--On Wednesday, June 24, 2009 10:13:13 AM -0400 Sean O'Malley
<[email protected]> wrote:
But while I am thinking about upgrades and migrations is there a way to
determine client versions that are connecting, who is using them and what
ip they are connecting from?
Sure. You can use rxdebug against your fileservers to see what clients
currently have connections, and/or send them SIGXCPU (SIGPOLL on HPUX) and
look at the hosts.dump file. Then you can use rxdebug -version against
each of those clients to find out what version they are.
If there is an upgrade from 1.4 -> 1.5 or 1.6 and client version 1.2 isn't
supported
Yeah, we generally don't do that. If you want to keep running afs3.2
clients (and still have a platform they'll run on), we'll feel sad for you,
but it should still work.
A customizable auto-reply message system would be the most ideal, like a
log, popup window and/or email message on their end to nag them a bit.

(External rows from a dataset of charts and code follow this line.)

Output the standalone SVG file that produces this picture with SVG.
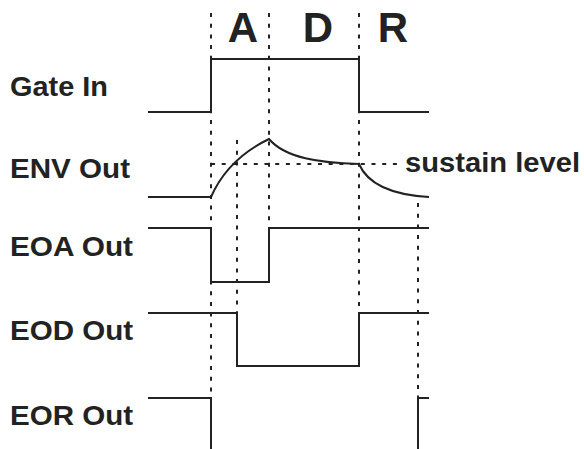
<svg xmlns="http://www.w3.org/2000/svg" width="584" height="449" viewBox="0 0 584 449">
<style>
.sig{fill:none;stroke:#222;stroke-width:2;stroke-linejoin:miter}
.dash{fill:none;stroke:#222;stroke-width:2;stroke-dasharray:4 6.7}
.lbl{font-family:"Liberation Sans",Arial,sans-serif;font-weight:bold;font-size:28px;fill:#222}
.ph{font-family:"Liberation Sans",Arial,sans-serif;font-weight:bold;font-size:42px;fill:#222;text-anchor:middle}
</style>
<rect width="584" height="449" fill="#fff"/>
<g id="guides">
<line class="dash" x1="211" y1="13" x2="211" y2="398"/>
<line class="dash" x1="269" y1="13" x2="269" y2="229"/>
<line class="dash" x1="359" y1="13" x2="359" y2="313"/>
<line class="dash" x1="237" y1="140" x2="237" y2="313"/>
<line class="dash" x1="418" y1="203" x2="418" y2="398"/>
<line class="dash" x1="211" y1="164" x2="400" y2="164"/>
</g>
<g id="phases">
<text class="ph" x="243" y="42">A</text>
<text class="ph" x="318" y="42">D</text>
<text class="ph" x="393" y="42">R</text>
</g>
<g id="gate">
<text class="lbl" x="10" y="96" textLength="98" lengthAdjust="spacingAndGlyphs">Gate In</text>
<path class="sig" d="M148,112 H211 V59 H359 V112 H429"/>
</g>
<g id="env">
<text class="lbl" x="10" y="178" textLength="120" lengthAdjust="spacingAndGlyphs">ENV Out</text>
<path class="sig" d="M148,197 H211 C222,172 242,152 269,139 C285,158 320,163 359,164 C368,185 395,195 429,197"/>
<text class="lbl" x="405" y="172" textLength="175" lengthAdjust="spacingAndGlyphs">sustain level</text>
</g>
<g id="eoa">
<text class="lbl" x="10" y="256" textLength="123" lengthAdjust="spacingAndGlyphs">EOA Out</text>
<path class="sig" d="M148,228 H211 V282 H269 V228 H429"/>
</g>
<g id="eod">
<text class="lbl" x="10" y="340" textLength="123" lengthAdjust="spacingAndGlyphs">EOD Out</text>
<path class="sig" d="M148,313 H237 V366 H359 V313 H429"/>
</g>
<g id="eor">
<text class="lbl" x="10" y="425" textLength="123" lengthAdjust="spacingAndGlyphs">EOR Out</text>
<path class="sig" d="M148,398 H211 V449"/>
<path class="sig" d="M418,449 V398 H429"/>
</g>
</svg>
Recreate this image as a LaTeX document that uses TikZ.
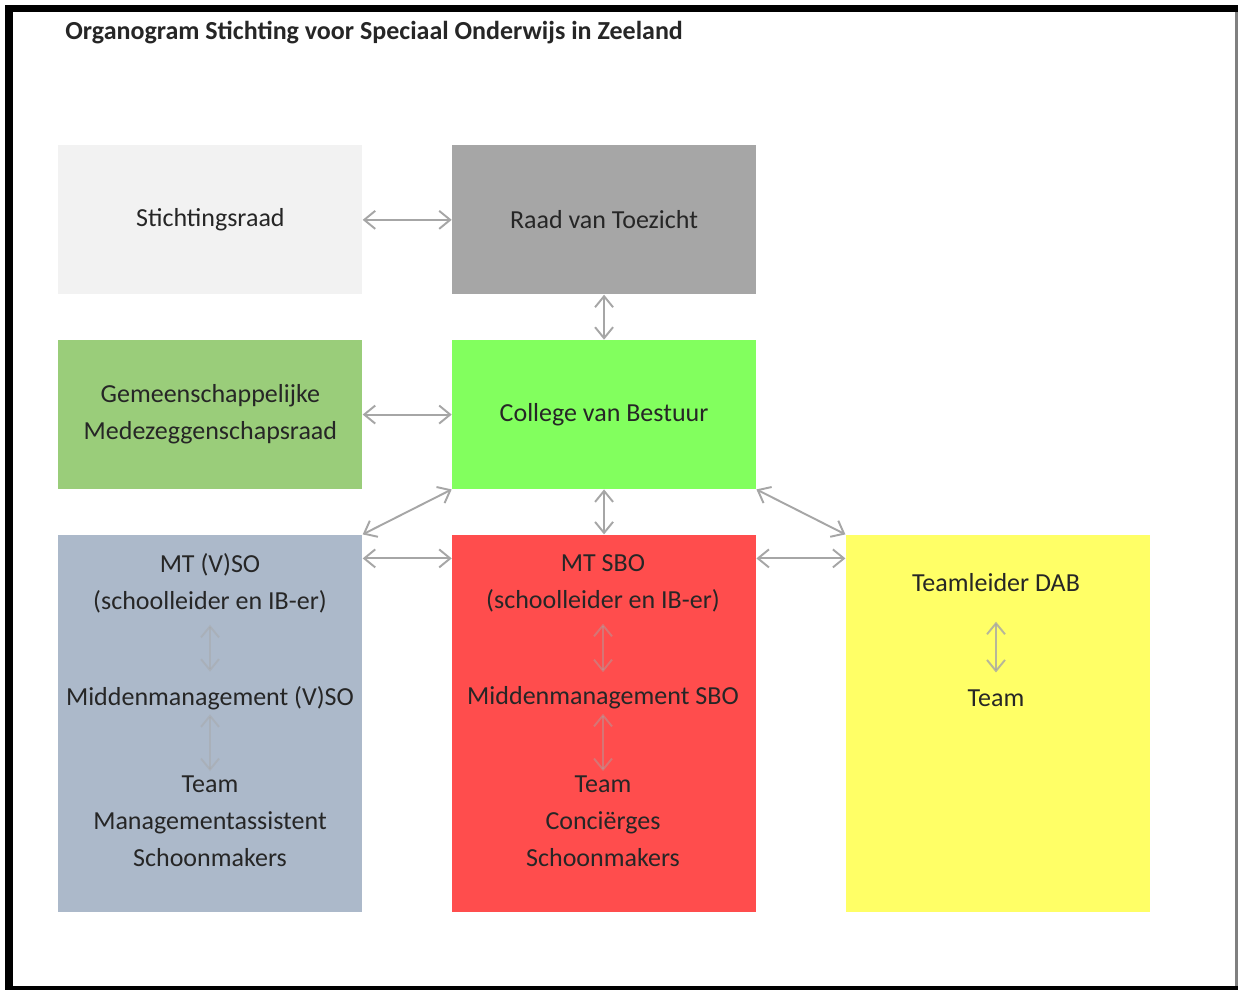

- client too new and unsupported planned upgrade on xyz date
- client unsupported will be deprecated on xyz date
- client deprecated.
- feature xyz unsupported will be by xyz date.
- you are a security risk.
- your client causes data and hair loss
Yup, that would be neat, but not as a feature of OpenAFS. AFS is a
filesystem, not a customer communication tool.